# Pitch questions



## Gijoefan1976 (Nov 25, 2017)

HI, THANKS to everyone that responded and helped me with my last topic / question I asked...

Like before please excuse me if I am breaking a rule I am unaware of... and if this is not the forum or site to ask this...

But if it is okay to ask this, thanks for your replies and advice...

My question is how do you know which A flat you could be looking for.... 

Is the idea that the c between the treble staff and the bass staff is not really middle c but really c 3

I know you can't believe everything you read on the internet but it looks like some consider C 4 as middle c

But I don't see how it could be that if the first f on the treble clef is f 3 like I am being lead to think..

Again thanks for any info even if it's only a long the lines of this type of question can't be asked


----------



## david johnson (Jun 25, 2007)

The C between staves is middle C. It sits between them, as in "the middle". Is that what you were asking?


----------



## Gijoefan1976 (Nov 25, 2017)

Thanks, I guess I am just confused how middle c can be given the C 3 yet some say middle c is c4 which is much higher than f3 yet if I read it right c4 is in a image below f3...

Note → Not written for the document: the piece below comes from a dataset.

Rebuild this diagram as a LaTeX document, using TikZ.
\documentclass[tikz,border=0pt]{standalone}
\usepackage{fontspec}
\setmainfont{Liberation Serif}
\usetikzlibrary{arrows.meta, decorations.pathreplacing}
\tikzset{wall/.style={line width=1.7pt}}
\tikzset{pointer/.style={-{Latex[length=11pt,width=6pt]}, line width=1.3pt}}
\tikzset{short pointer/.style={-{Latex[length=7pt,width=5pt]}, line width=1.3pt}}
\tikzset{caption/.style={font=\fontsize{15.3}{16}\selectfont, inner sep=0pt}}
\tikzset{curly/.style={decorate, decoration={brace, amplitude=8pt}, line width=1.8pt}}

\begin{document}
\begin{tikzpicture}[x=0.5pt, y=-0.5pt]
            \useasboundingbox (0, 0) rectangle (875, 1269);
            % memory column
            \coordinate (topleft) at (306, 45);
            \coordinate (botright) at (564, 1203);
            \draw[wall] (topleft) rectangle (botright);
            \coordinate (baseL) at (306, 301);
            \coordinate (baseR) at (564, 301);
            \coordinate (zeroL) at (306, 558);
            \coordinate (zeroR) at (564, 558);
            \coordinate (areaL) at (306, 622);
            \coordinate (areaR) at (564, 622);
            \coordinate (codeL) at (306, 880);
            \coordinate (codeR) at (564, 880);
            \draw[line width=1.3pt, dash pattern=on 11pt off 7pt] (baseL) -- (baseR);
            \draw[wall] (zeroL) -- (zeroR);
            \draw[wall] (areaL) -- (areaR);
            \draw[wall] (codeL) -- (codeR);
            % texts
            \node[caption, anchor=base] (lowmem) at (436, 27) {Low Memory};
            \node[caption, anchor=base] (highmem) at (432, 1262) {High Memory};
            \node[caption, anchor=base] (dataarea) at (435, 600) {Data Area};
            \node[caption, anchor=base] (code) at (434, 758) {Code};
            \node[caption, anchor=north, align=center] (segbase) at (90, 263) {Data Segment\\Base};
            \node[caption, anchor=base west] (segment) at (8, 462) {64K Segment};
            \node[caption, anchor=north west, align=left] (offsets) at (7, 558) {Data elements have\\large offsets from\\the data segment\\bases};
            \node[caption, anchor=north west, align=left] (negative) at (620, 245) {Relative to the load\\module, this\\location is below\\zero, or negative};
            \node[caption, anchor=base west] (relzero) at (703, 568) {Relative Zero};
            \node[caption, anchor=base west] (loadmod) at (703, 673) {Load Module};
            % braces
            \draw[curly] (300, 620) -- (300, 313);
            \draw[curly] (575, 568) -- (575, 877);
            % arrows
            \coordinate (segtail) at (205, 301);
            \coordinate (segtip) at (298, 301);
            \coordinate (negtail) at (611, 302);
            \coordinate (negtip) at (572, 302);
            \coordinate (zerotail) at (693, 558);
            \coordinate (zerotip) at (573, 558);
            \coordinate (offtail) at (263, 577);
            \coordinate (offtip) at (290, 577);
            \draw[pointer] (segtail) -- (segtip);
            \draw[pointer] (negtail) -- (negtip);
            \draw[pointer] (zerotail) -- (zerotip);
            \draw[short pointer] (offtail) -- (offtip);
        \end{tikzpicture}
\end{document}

So I guess I should see middle C as C3 when it comes to matching pitch and not c4 like a Google search says...


----------



## Nate Miller (Oct 24, 2016)

Gijoefan1976 said:


> So I guess I should see middle C as C3 when it comes to matching pitch and not c4 like a Google search says...

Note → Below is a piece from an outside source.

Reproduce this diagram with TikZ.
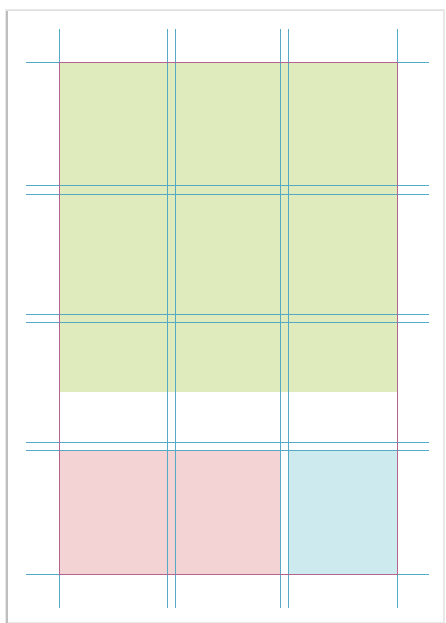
\documentclass[tikz,border=0pt]{standalone}
\definecolor{guide}{RGB}{84,170,196}
\definecolor{marg}{RGB}{180,100,145}
\definecolor{fgreen}{RGB}{224,235,189}
\definecolor{fpink}{RGB}{244,211,213}
\definecolor{fblue}{RGB}{205,234,238}
\definecolor{shadow}{RGB}{190,190,190}
\tikzset{
  guideline/.style={draw=guide, line width=1.6pt},
  marginline/.style={draw=marg, line width=1.2pt},
}
\begin{document}
\begin{tikzpicture}[x=1pt,y=-1pt]
\useasboundingbox (0,0) rectangle (445,623);
\fill[white] (0,0) rectangle (445,623);
% page
\fill[shadow!35] (5,9) rectangle (444.5,623);
\fill[white] (8,11) rectangle (443,622);
\draw[shadow, line width=1.8pt] (7,11) -- (7,623);
\draw[shadow!50, line width=0.6pt] (8,10.5) -- (443,10.5);
% fills
\fill[fgreen] (59.5,62.5) rectangle (397.5,391.5);
\fill[fpink] (59.5,450.5) rectangle (280.5,574.5);
\fill[fblue] (288.5,450.5) rectangle (397.5,574.5);
% guides vertical
\foreach \x in {59.5,167.5,175.5,280.5,288.5,397.5}
  \draw[guideline] (\x,29) -- (\x,608);
% guides horizontal
\foreach \y in {62.5,185.5,194.5,314.5,322.5,442.5,450.5,574.5}
  \draw[guideline] (26,\y) -- (429,\y);
% margins
\draw[marginline] (59.5,62.5) rectangle (397.5,574.5);
\end{tikzpicture}
\end{document}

In these situations, I always remember the words of my old teacher. "Music is hard and tricky"

Now, the C in the middle of the bass and treble clef is the fourth C you encounter on an 88 key piano, so a lot of people call it C4

I think there are some piano manufacturers that call that C3, which doesn't help the confusion at all

But then there is also the practice of writing male vocal parts in the treble clef, but the sounding note is an octave lower than written. Guitar music is like that, too. So sometimes the sheet is written in the treble clef for convenience, but it is understood that it is sounding an octave lower than written.

you could be holding a tenor part in your hand and the notes are in the upper part of the treble clef, which is pretty darn high if you go to the piano and bang them out where they are written.

If it is any good to you, middle C is the C a sixth below A440. Remember that and with a trusty tuning fork, you can find middle C

so first know if your sheet is written at pitch, or is meant to be sounded an octave lower. You can figure that out for yourself by finding middle C and then seeing if the part is even singable/playable in that register.


----------



## Gijoefan1976 (Nov 25, 2017)

Thank you Nate! I truly enjoyed reading that and truly thank you....

I am like before being told by my teacher that I am a Baritone so she is wanting me to sing lower parts than I have in the past sooo she chose Sea River but that version looked like it was all pretty much "Bass sounding" so I instead chose the version they had in the book of Bright is the ring of words which was the second choice she gave me...

Sooo I did pretty okay but I just wanted to make sure I was singing the pitch right as the part I was unsure about goes from a D# 3 to a f#3 and since that was lower pitch wise I was confused when I saw that middle c is 261.63 

I am now trying to learn josh Groban's "Remember when it Rained" but I think she told me I need to sing the Aflat 4 in full voice and I guess I did it while I was being coached but now that I am by myself I think I am doing it wrong and doing it in "Head voice" which is the right pitch but I don't think it sounds like it should and hopefully will once I learn how to always do it in full voice...


----------



## Barelytenor (Nov 19, 2011)

*Vaughn Williams Songs*

The entire Ralph Vaughn Williams "The House of Life" song cycle is incredibly rewarding for baritone, and "Songs of Travel" is too. These are wonderfully written and great practice for baritones. Only "Silent Noon" is (over) famous, but there are many other lovely songs. Two of my favorites are "Heart's Haven," No. 4 in "The House of Life," and "Let Beauty Awake," No. 2 from "Songs of Travel." Here is one of each:











The second baritone here, Roderick Williams, in particular exhibits marvelous breath control and meticulous attention to the words, phrasing, and dynamics that RVW chose.

Kind regards, :tiphat:

George


----------